伎楽の面「酔胡王」が目につく。木製で翼のある獣をあしらった冠をつけているが人間らしい顔つき。表面に白い顔料が残る。東大寺の法会などでこの面をつけ泥酔した演技で観衆を楽しませたといわれる。面の裏に相模国と墨書されている。この地から貢進されたのだろうか。
めずらしい香木があった。黄熟香という長さ1・5mの黒ずんだ木片。ベトナムかラオス辺に産するジンチョウゲ科の木という。東大寺の三文字が隠されているので蘭奢待(らんじゃたい)の名がある。
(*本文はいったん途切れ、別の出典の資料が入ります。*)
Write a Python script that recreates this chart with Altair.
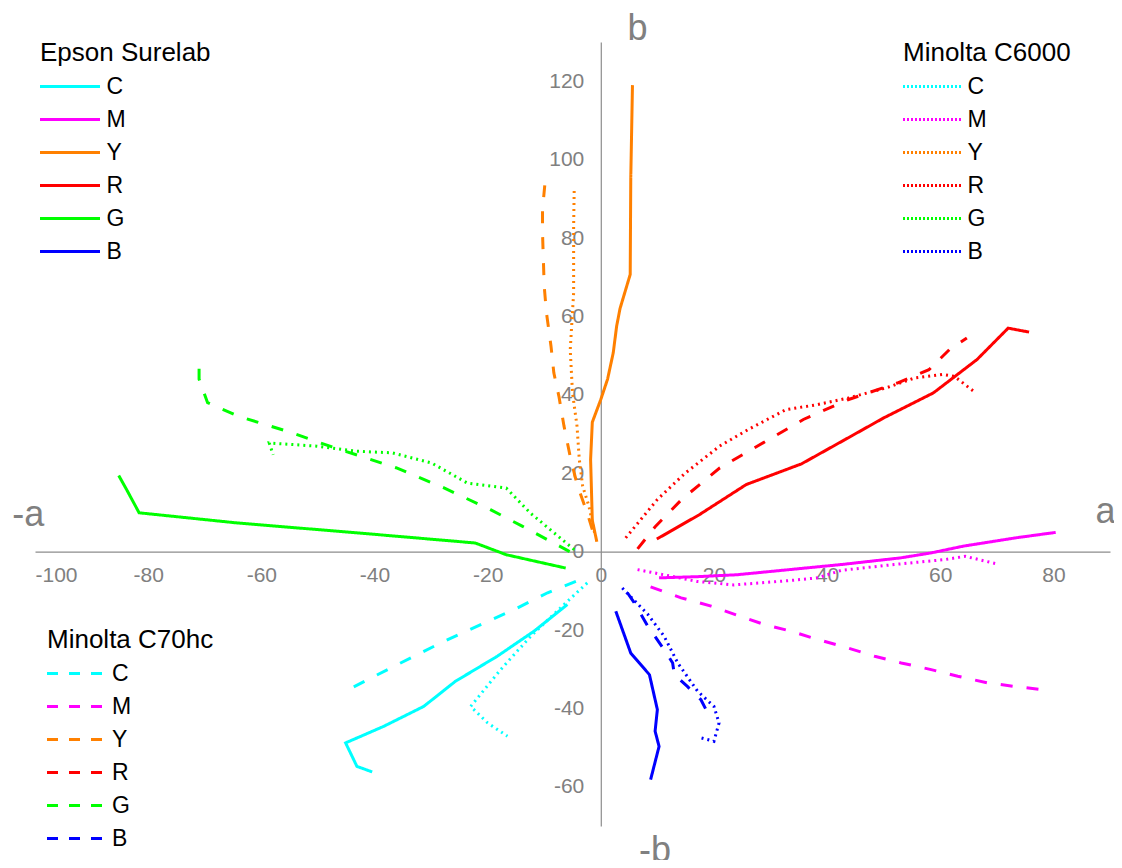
import altair as alt
import pandas as pd

# ---------------- data ----------------
inks = ["C", "M", "Y", "R", "G", "B"]
ink_colors = ["#00FFFF", "#FF00FF", "#FF8000", "#FF0000", "#00FF00", "#0000FF"]
printers = ["Epson Surelab", "Minolta C6000", "Minolta C70hc"]

x_ticks = [-100, -80, -60, -40, -20, 0, 20, 40, 60, 80]
y_ticks = [-60, -40, -20, 0, 20, 40, 60, 80, 100, 120]
x_domain = [-100, 90]
y_domain = [-70, 130]

# Epson Surelab (solid)
ep_C_a = [-5.9, -11.8, -18.3, -25.7, -31.3, -38.4, -45.1, -43.1, -40.4]
ep_C_b = [-13.5, -20.3, -26.7, -33.1, -39.5, -44.6, -48.8, -54.8, -56.2]
ep_M_a = [10.3, 17.0, 24.1, 33.3, 42.5, 53.0, 58.5, 64.1, 73.3, 80.4]
ep_M_b = [-6.7, -6.4, -5.9, -4.6, -3.3, -1.6, -0.3, 1.4, 3.5, 4.9]
ep_Y_a = [-0.7, -1.5, -1.8, -1.5, 0.0, 1.2, 2.2, 2.8, 3.4, 5.2, 5.3, 5.6]
ep_Y_b = [2.5, 8.0, 23.5, 33.0, 38.8, 44.0, 50.7, 57.5, 62.0, 70.7, 95.4, 119.0]
ep_R_a = [9.9, 17.4, 25.7, 35.5, 43.2, 50.0, 58.8, 66.5, 72.0, 75.7]
ep_R_b = [3.2, 9.4, 17.1, 22.4, 28.6, 34.1, 40.5, 49.0, 57.0, 56.0]
ep_G_a = [-6.2, -16.7, -22.2, -43.2, -64.2, -81.6, -83.8, -85.2]
ep_G_b = [-4.2, -0.8, 2.2, 4.8, 7.3, 9.9, 15.8, 19.4]
ep_B_a = [2.65, 5.3, 8.6, 10.0, 9.6, 10.3, 8.8]
ep_B_b = [-15.2, -25.9, -31.4, -40.3, -45.8, -49.7, -58.2]

# Minolta C6000 (dotted)
m6_C_a = [-2.4, -5.9, -12.4, -17.7, -23.0, -20.0, -16.5]
m6_C_b = [-8.0, -12.7, -21.6, -30.1, -39.5, -43.7, -47.1]
m6_M_a = [6.5, 11.8, 17.0, 23.5, 33.3, 38.3, 42.5, 51.8, 61.0, 64.4, 69.9]
m6_M_b = [-4.6, -6.1, -7.6, -8.5, -7.4, -6.7, -4.8, -3.3, -2.0, -1.2, -3.1]
m6_Y_a = [-1.1, -2.1, -3.2, -3.8, -4.2, -5.0, -5.4, -4.8, -4.8, -4.7]
m6_Y_b = [4.8, 11.6, 16.7, 23.5, 32.0, 40.5, 51.5, 66.0, 83.0, 92.3]
m6_R_a = [4.4, 10.0, 14.9, 21.0, 26.0, 32.7, 38.3, 43.8, 50.5, 55.5, 60.4, 62.5, 65.9]
m6_R_b = [3.5, 13.3, 20.0, 26.9, 31.1, 36.2, 37.5, 39.2, 41.8, 44.3, 45.2, 44.7, 40.9]
m6_G_a = [-4.7, -12.5, -16.7, -23.6, -29.9, -36.9, -43.2, -50.2, -58.6, -57.9]
m6_G_b = [0.5, 9.9, 16.2, 17.5, 22.6, 25.2, 25.6, 26.9, 27.7, 24.7]
m6_B_a = [3.8, 8.3, 11.2, 13.6, 17.1, 20.0, 20.9, 20.0, 17.7]
m6_B_b = [-9.3, -16.0, -21.6, -28.4, -35.6, -39.5, -43.7, -48.4, -47.5]

# Minolta C70hc (dashed)
m7_C_a = [-4.4, -9.4, -15.3, -20.0, -28.3, -36.6, -45.7]
m7_C_b = [-7.6, -10.5, -14.8, -17.8, -23.3, -29.3, -36.0]
m7_M_a = [8.8, 14.2, 19.5, 24.2, 28.9, 33.6, 38.3, 43.7, 48.4, 53.1, 58.4, 63.1, 68.4, 73.2, 79.1]
m7_M_b = [-9.0, -11.8, -13.9, -16.3, -18.6, -20.3, -22.4, -24.6, -26.7, -28.4, -30.1, -31.8, -33.5, -34.4, -35.4]
m7_Y_a = [-1.5, -2.4, -4.1, -5.3, -6.5, -7.4, -8.3, -8.8, -9.6, -10.0, -10.3, -10.3, -9.7]
m7_Y_b = [5.6, 9.9, 16.7, 23.5, 32.0, 39.6, 45.6, 52.4, 60.9, 67.7, 81.3, 87.2, 96.6]
m7_R_a = [6.5, 9.7, 14.3, 21.0, 26.6, 35.8, 43.8, 52.4, 58.0, 61.6, 64.7]
m7_R_b = [0.7, 6.5, 13.3, 21.3, 26.0, 33.7, 38.8, 43.0, 46.4, 51.5, 54.5]
m7_G_a = [-5.5, -13.9, -19.5, -27.8, -36.2, -47.5, -55.0, -64.0, -69.5, -71.0, -71.0]
m7_G_b = [0.0, 6.5, 10.7, 16.3, 21.4, 26.7, 30.5, 34.5, 38.0, 44.0, 48.5]
m7_B_a = [4.7, 5.9, 8.3, 11.2, 12.7, 13.0, 15.3, 17.7, 19.2]
m7_B_b = [-10.5, -13.0, -19.0, -25.0, -28.4, -31.4, -34.4, -37.8, -42.0]

# axis end letters
axis_letters = ["b", "-b", "-a", "a"]
axis_letters_a = [6.5, 9.6, -101.2, 89.2]
axis_letters_b = [133.2, -76.5, 9.4, 10.2]

series = {
    "Epson Surelab": {"C": (ep_C_a, ep_C_b), "M": (ep_M_a, ep_M_b), "Y": (ep_Y_a, ep_Y_b),
                      "R": (ep_R_a, ep_R_b), "G": (ep_G_a, ep_G_b), "B": (ep_B_a, ep_B_b)},
    "Minolta C6000": {"C": (m6_C_a, m6_C_b), "M": (m6_M_a, m6_M_b), "Y": (m6_Y_a, m6_Y_b),
                      "R": (m6_R_a, m6_R_b), "G": (m6_G_a, m6_G_b), "B": (m6_B_a, m6_B_b)},
    "Minolta C70hc": {"C": (m7_C_a, m7_C_b), "M": (m7_M_a, m7_M_b), "Y": (m7_Y_a, m7_Y_b),
                      "R": (m7_R_a, m7_R_b), "G": (m7_G_a, m7_G_b), "B": (m7_B_a, m7_B_b)},
}

# ---------------- layout / style ----------------
W, H = 1075, 784
FONT = "Liberation Sans"
GRAY = "#808080"

x_off = -H * (0 - y_domain[0]) / (y_domain[1] - y_domain[0])
y_off = -W * (0 - x_domain[0]) / (x_domain[1] - x_domain[0])

line_dash = {"Epson Surelab": [1, 0], "Minolta C6000": [2, 4], "Minolta C70hc": [12, 14]}
legend_dash = {"Epson Surelab": [1, 0], "Minolta C6000": [2, 2], "Minolta C70hc": [11, 11]}
legend_pos = {"Epson Surelab": (5, -2), "Minolta C6000": (868, -2), "Minolta C70hc": (12, 585)}
# horizontal stroke symbol, drawn as a custom path so the line can be long while rows stay tight
legend_path = {"Epson Surelab": "M-3,0H3", "Minolta C6000": "M-2.9,0H2.9", "Minolta C70hc": "M-2.75,0H2.75"}
legend_symoff = {"Epson Surelab": 18.5, "Minolta C6000": 17.5, "Minolta C70hc": 16}
legend_laboff = {"Epson Surelab": 25, "Minolta C6000": 24, "Minolta C70hc": 26}

label_expr = "datum.value < 0 ? '-' + abs(datum.value) : '' + datum.value"

x_enc = alt.X("a:Q", scale=alt.Scale(domain=x_domain, nice=False, zero=False),
              axis=alt.Axis(values=x_ticks, orient="bottom", offset=x_off, grid=False,
                            ticks=False, domainColor="#8c8c8c", domainWidth=1.2,
                            labelColor=GRAY, labelFontSize=21, labelFont=FONT,
                            labelPadding=13, labelOverlap=False, labelExpr=label_expr,
                            title=None))
y_enc = alt.Y("b:Q", scale=alt.Scale(domain=y_domain, nice=False, zero=False),
              axis=alt.Axis(values=y_ticks, orient="left", offset=y_off, grid=False,
                            ticks=False, domainColor="#8c8c8c", domainWidth=1.2,
                            labelColor=GRAY, labelFontSize=21, labelFont=FONT,
                            labelPadding=17, labelOverlap=False, labelExpr=label_expr,
                            title=None))

layers = []
for p in printers:
    rows = []
    for ink in inks:
        aa, bb = series[p][ink]
        for i, (av, bv) in enumerate(zip(aa, bb)):
            rows.append({"ink": ink, "a": av, "b": bv, "i": i})
    df = pd.DataFrame(rows)
    lx, ly = legend_pos[p]
    leg = alt.Legend(
        title=p, orient="none", legendX=lx, legendY=ly,
        symbolType=legend_path[p], symbolDash=legend_dash[p], symbolStrokeWidth=3,
        symbolSize=400, symbolOffset=legend_symoff[p], symbolFillColor="transparent",
        labelFontSize=23, labelFont=FONT, labelColor="black",
        titleFontSize=26, titleFont=FONT, titleFontWeight="normal", titleColor="black",
        titlePadding=9, rowPadding=9, labelOffset=legend_laboff[p], padding=0,
    )
    layer = alt.Chart(df).mark_line(strokeWidth=3, strokeDash=line_dash[p]).encode(
        x=x_enc, y=y_enc,
        color=alt.Color("ink:N", scale=alt.Scale(domain=inks, range=ink_colors), legend=leg),
        order="i:Q",
    )
    layers.append(layer)

letters_df = pd.DataFrame({"a": axis_letters_a, "b": axis_letters_b, "t": axis_letters})
letters = alt.Chart(letters_df).mark_text(
    fontSize=36, color=GRAY, font=FONT, align="center", baseline="middle"
).encode(x="a:Q", y="b:Q", text="t:N")

chart = alt.layer(*layers, letters).resolve_scale(color="independent").properties(
    width=W, height=H,
    autosize=alt.AutoSizeParams(type="none"),
    padding={"left": 27, "top": 34, "right": 4, "bottom": 34},
).configure_view(stroke=None)

chart.save("out.html", embed_options={"renderer": "svg", "actions": False})
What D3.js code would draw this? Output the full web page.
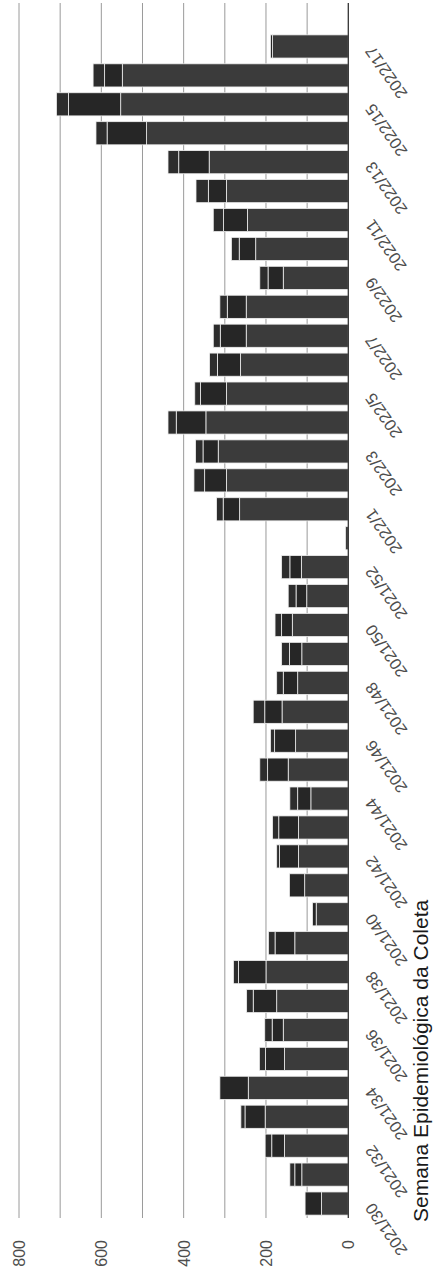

香の成分を含まない部分を切り抜いたので空洞になっている。後年足利尊氏、織田信長と明治天皇が切り取って焚いたといわれ、切り痕に「織田信長拝賜之處」の付箋があった。
古文書類が9点。東大寺寺域地図は、ぼやけているがよく見ると山、川、堂宇などの建物が分かる。「山堺勅定」は、寺域の境界を示す権利書みたいなものか。きれいな楷書体で書かれている。
「口分田」の割り当てに不可欠な戸籍があった。「養老五年下総国戸籍」は、紙面いっぱい細かい字が埋まり、朱印がべたべたと押してある。
「咲く花のにほふがごとく今盛りなり」と詠われた天平文化と国運隆々の律令国家を感じさせる宝物だった。